Vehicles driving toward Mt. Hood in Oregon

Photo by AndreyGatash/iStock

By Liisa Ecola and Laura Patton

This commentary originally appeared in The Oregonian on July 7, 2015.

As Washington policymakers struggle over how to pay for transportation infrastructure, states are looking elsewhere to fund their needs. Oregon is rolling out the nation's first large-scale pilot to examine switching to a mileage fee instead of the gas tax. A RAND primer found that beyond providing a fair and more sustainable revenue source, mileage fees could also help to reduce traffic congestion, harmful emissions and excessive road wear; improve driver experience through technology-based navigation, safety and cost-saving features; and collect travel data to support better planning and operations.

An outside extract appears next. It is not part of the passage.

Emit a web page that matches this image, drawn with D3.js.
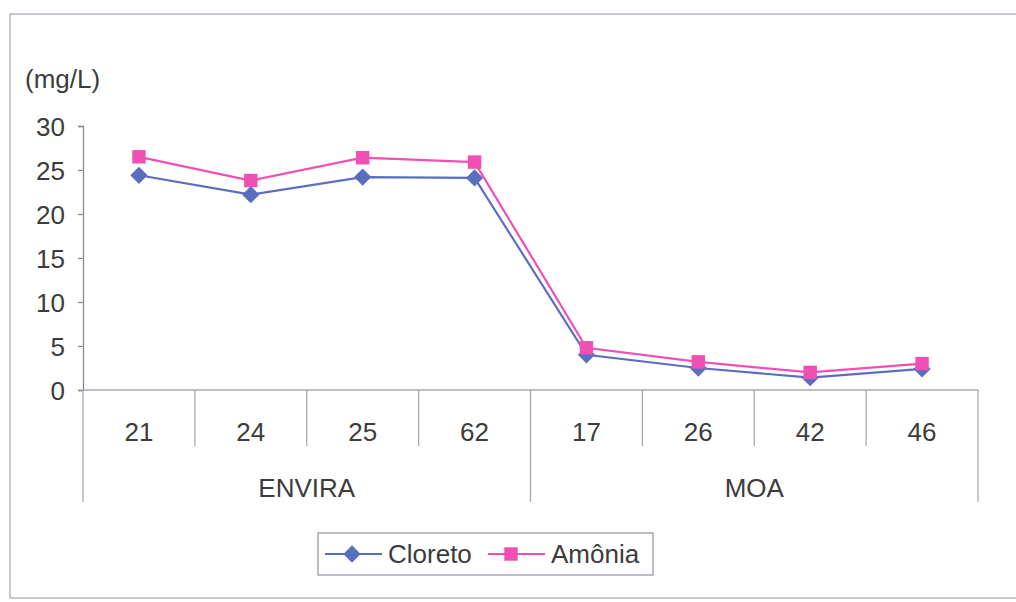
<!DOCTYPE html>
<html>
<head>
<meta charset="utf-8">
<script src="https://cdn.jsdelivr.net/npm/d3@7"></script>
<style>
  body { margin: 0; background: #fff; }
  text { font-family: "Liberation Sans", Arial, sans-serif; fill: #3c3c3c; }
</style>
</head>
<body>
<svg></svg>
<script>
var screen = {width: 1016, height: 602};
var margins = {top: 126, right: 38, bottom: 212, left: 83};

// data
var sites = ["21", "24", "25", "62", "17", "26", "42", "46"];
var groups = ["ENVIRA", "MOA"];
var siteGroup = ["ENVIRA", "ENVIRA", "ENVIRA", "ENVIRA", "MOA", "MOA", "MOA", "MOA"];
var cloreto = [24.4, 22.2, 24.2, 24.1, 4.0, 2.5, 1.4, 2.4];
var amonia = [26.5, 23.8, 26.4, 25.9, 4.8, 3.2, 2.0, 3.0];
var yTicks = [0, 5, 10, 15, 20, 25, 30];
var seriesNames = ["Cloreto", "Amônia"];

var colors = {Cloreto: "#5a6ec0", "Amônia": "#f050b4"};
var fontSize = "26px";

var svg = d3.select("svg")
    .attr("width", screen.width)
    .attr("height", screen.height);

// outer frame
svg.append("rect")
    .attr("x", 10).attr("y", 14)
    .attr("width", 1016).attr("height", 584)
    .attr("fill", "none")
    .attr("stroke", "#b8b8c4")
    .attr("stroke-width", 1.5);

var width = screen.width - margins.left - margins.right;   // 895
var height = screen.height - margins.top - margins.bottom; // 264

var g = svg.append("g")
    .attr("transform", "translate(" + margins.left + "," + margins.top + ")");

var xScale = d3.scaleBand()
    .domain(sites.map(function(d, i) { return i; }))
    .range([0, width]);

var yScale = d3.scaleLinear()
    .domain([0, 30])
    .range([height, 0]);

// y axis
var yAxis = d3.axisLeft(yScale)
    .tickValues(yTicks)
    .tickSize(5)
    .tickPadding(13);

var yG = g.append("g").call(yAxis);
yG.select(".domain").attr("stroke", "#8a8a95").attr("stroke-width", 1.3);
yG.selectAll(".tick line").attr("stroke", "#8a8a95").attr("stroke-width", 1.3);
yG.selectAll(".tick text")
    .style("font-size", fontSize)
    .attr("fill", "#3c3c3c")
    .attr("dy", "0.36em");

g.append("text")
    .attr("x", -58).attr("y", -38)
    .style("font-size", fontSize)
    .text("(mg/L)");

// x axis line + category table
var axisColor = "#a8a8b2";
g.append("line")
    .attr("x1", 0).attr("x2", width)
    .attr("y1", height).attr("y2", height)
    .attr("stroke", axisColor).attr("stroke-width", 1.5);

// dividers between sites
d3.range(1, sites.length).forEach(function(i) {
    if (siteGroup[i] !== siteGroup[i - 1]) return;
    g.append("line")
        .attr("x1", xScale(i)).attr("x2", xScale(i))
        .attr("y1", height).attr("y2", height + 56)
        .attr("stroke", axisColor).attr("stroke-width", 1.3);
});

// dividers between groups
var groupEdges = [0, 4, 8];
groupEdges.forEach(function(i) {
    var x = i < sites.length ? xScale(i) : width;
    g.append("line")
        .attr("x1", x).attr("x2", x)
        .attr("y1", height).attr("y2", height + 112)
        .attr("stroke", axisColor).attr("stroke-width", 1.3);
});

g.selectAll(".site")
    .data(sites)
    .enter()
    .append("text")
    .attr("x", function(d, i) { return xScale(i) + xScale.bandwidth() / 2; })
    .attr("y", height + 51)
    .attr("text-anchor", "middle")
    .style("font-size", fontSize)
    .text(function(d) { return d; });

g.selectAll(".group")
    .data(groups)
    .enter()
    .append("text")
    .attr("x", function(d) {
        var idx = siteGroup.map(function(s, i) { return s === d ? i : -1; }).filter(function(i) { return i >= 0; });
        return (xScale(idx[0]) + xScale(idx[idx.length - 1]) + xScale.bandwidth()) / 2;
    })
    .attr("y", height + 107)
    .attr("text-anchor", "middle")
    .style("font-size", fontSize)
    .text(function(d) { return d; });

// lines
var series = [{name: "Cloreto", values: cloreto}, {name: "Amônia", values: amonia}];

var line = d3.line()
    .x(function(d, i) { return xScale(i) + xScale.bandwidth() / 2; })
    .y(function(d) { return yScale(d); });

var symbolFor = function(name) {
    return name === "Cloreto"
        ? d3.symbol().type(d3.symbolDiamond2).size(190)
        : d3.symbol().type(d3.symbolSquare2).size(230);
};

series.forEach(function(s, k) {
    g.append("path")
        .datum(s.values)
        .attr("d", line)
        .attr("fill", "none")
        .attr("stroke", colors[s.name])
        .attr("stroke-width", 2.2);

    g.selectAll(".pt" + k)
        .data(s.values)
        .enter()
        .append("path")
        .attr("class", "pt" + k)
        .attr("d", symbolFor(s.name))
        .attr("transform", function(d, i) {
            return "translate(" + (xScale(i) + xScale.bandwidth() / 2) + "," + yScale(d) + ")";
        })
        .attr("fill", colors[s.name]);
});

// legend
var legend = svg.append("g").attr("transform", "translate(318,533)");
legend.append("rect")
    .attr("width", 335).attr("height", 42)
    .attr("fill", "#fff")
    .attr("stroke", "#9a9aa8").attr("stroke-width", 1.3);

var legX = [7, 170];
seriesNames.forEach(function(name, i) {
    var lg = legend.append("g").attr("transform", "translate(" + legX[i] + ",21)");
    lg.append("line")
        .attr("x1", 0).attr("x2", 57)
        .attr("stroke", colors[name]).attr("stroke-width", 2.2);
    lg.append("path")
        .attr("d", symbolFor(name))
        .attr("transform", "translate(" + (i === 0 ? 27 : 23) + ",0)")
        .attr("fill", colors[name]);
    lg.append("text")
        .attr("x", 63).attr("y", 9)
        .style("font-size", fontSize)
        .text(name);
});
</script>
</body>
</html>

However, transitioning from taxing fuel to taxing miles of travel raises challenges, such as minimizing the administrative costs of collecting mileage fees from tens, or even hundreds, of millions of drivers. Oregon will be testing its system beginning this month, when up to 5,000 volunteers will begin paying a flat fee per mile driven instead of paying a flat tax per gallon at the pump. When they sign up for OReGo, they'll get an electronic device in the mail that will meter their mileage (1.5 cents per mile) as well as how much gas they put in the car. State gas tax paid at the pump will be deducted at the end of each month from the per-mile charge to ensure they aren't paying twice.

So what will this trial tell us about collecting mileage fees? The rate of enrollment will show how enthusiastic the public is about the switch, the technology will test the accuracy of the meters and billing process, and having multiple technology providers will test different ways to keep administrative costs down and ensure driver privacy.

But a few important issues are not addressed. One of these is fee evasion. Because this trial is based on volunteers who are presumably eager to try the new technology, it seems unlikely they will also be trying to beat it — attempts that are much more likely once the technology is rolled out for widespread public adoption. And states and the federal government would be understandably reluctant to proceed to implementation unless decision-makers were confident that mileage fees could be effectively enforced.

How, then, might a future trial be structured to probe the effectiveness of proposed mechanisms for detecting and prevention evasion? Two suggestions emerged from a RAND study: seeking relevant expertise to systematically search for weaknesses, and offering cash rewards to individual trial participants who find a way to avoid full payment without being detected. Then when the system is officially put in place, officials will have a better idea of how to deter and catch cheaters instead of losing out on potential revenue.

The Oregon trial is an excellent and welcome next step toward understanding how mileage fees can be deployed. Fee evasion is an important concern, and future mileage trial organizers may want to incorporate this element. But every new trial can tell us something we don't already know about how mileage fees will operate in the real world. All eyes are on Oregon to see how the trial goes.


Liisa Ecola is a senior project associate and Laura Patton is a legislative analyst at the nonprofit, nonpartisan RAND Corporation.